From the start, Sears’s genius was to market itself to consumers as an everything store, with an unrivaled range of products, often sold for minuscule profits. The company’s feel for consumer demand was so uncanny, and its operations so efficient, that it became, for many of its diehard customers, not just the best retail option, but the only one worth considering.

By building a large base of fiercely loyal consumers, Sears was able to buy more cheaply from manufacturers and wholesalers. It managed its deluge of orders with massive warehouses, like its central facility in Chicago, in which messages to various departments and assembly workers were sent through pneumatic tubes. In the decade between 1895 and 1905, Sears’s revenue grew by a factor of 50, from about $750,000 to about $38 million, according to Alfred D. Chandler Jr.’s 1977 book The Visible Hand: The Managerial Revolution in American Business. (By comparison, in the last decade, Amazon’s revenue has grown by a factor of 10.)

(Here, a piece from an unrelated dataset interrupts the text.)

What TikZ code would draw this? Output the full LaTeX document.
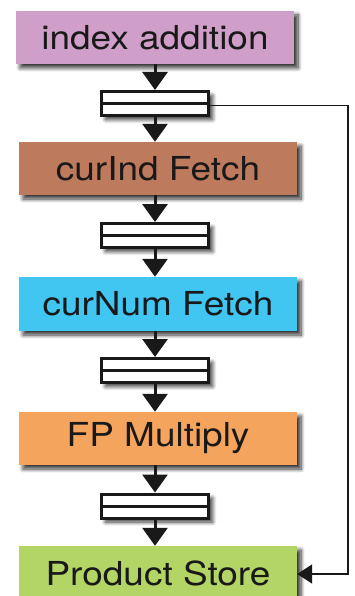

Then, after one of the most successful half-centuries in U.S. corporate history, Sears did something really crazy. It opened a store.

In the early 1920s, Sears found itself in an economy that was coming off a harsh post-World War recession, according to Daniel M. G. Graff and Peter Temin’s essay “Sears, Roebuck in the Twentieth Century.” The company was also dealing with a more lasting challenge: the rise of chain stores. To guide their corporate makeover, the company tapped a retired World War I general named Robert Wood, who turned to the U.S. Census and Statistical Abstract of the United States as a fount of marketing wisdom. In federally tabulated figures, he saw the country moving from farm to city, and then from city to suburb. His plan: Follow them with stores.

. . . .

Sears was not content to be a one-stop-shop for durable goods. Like Amazon today, the company used its position to enter adjacent businesses. To supplement its huge auto-parts business, Sears started selling car insurance under the Allstate brand. One might say the shift from selling products to services is analogous to the creation of Amazon Web Services—or even Amazon’s television shows. Analysts have wondered, why would Amazon want to sell books, diapers, and TV? But even the company’s seemingly eccentric decisions are centered on Sears’s old expertise: becoming an inextricable part of consumers’ lives.

It’s remarkable how Sears’s rise anticipates Amazon’s. The growth of both companies was the result of a focus on operations efficiency, low prices, and a keen eye on the future of American demographics.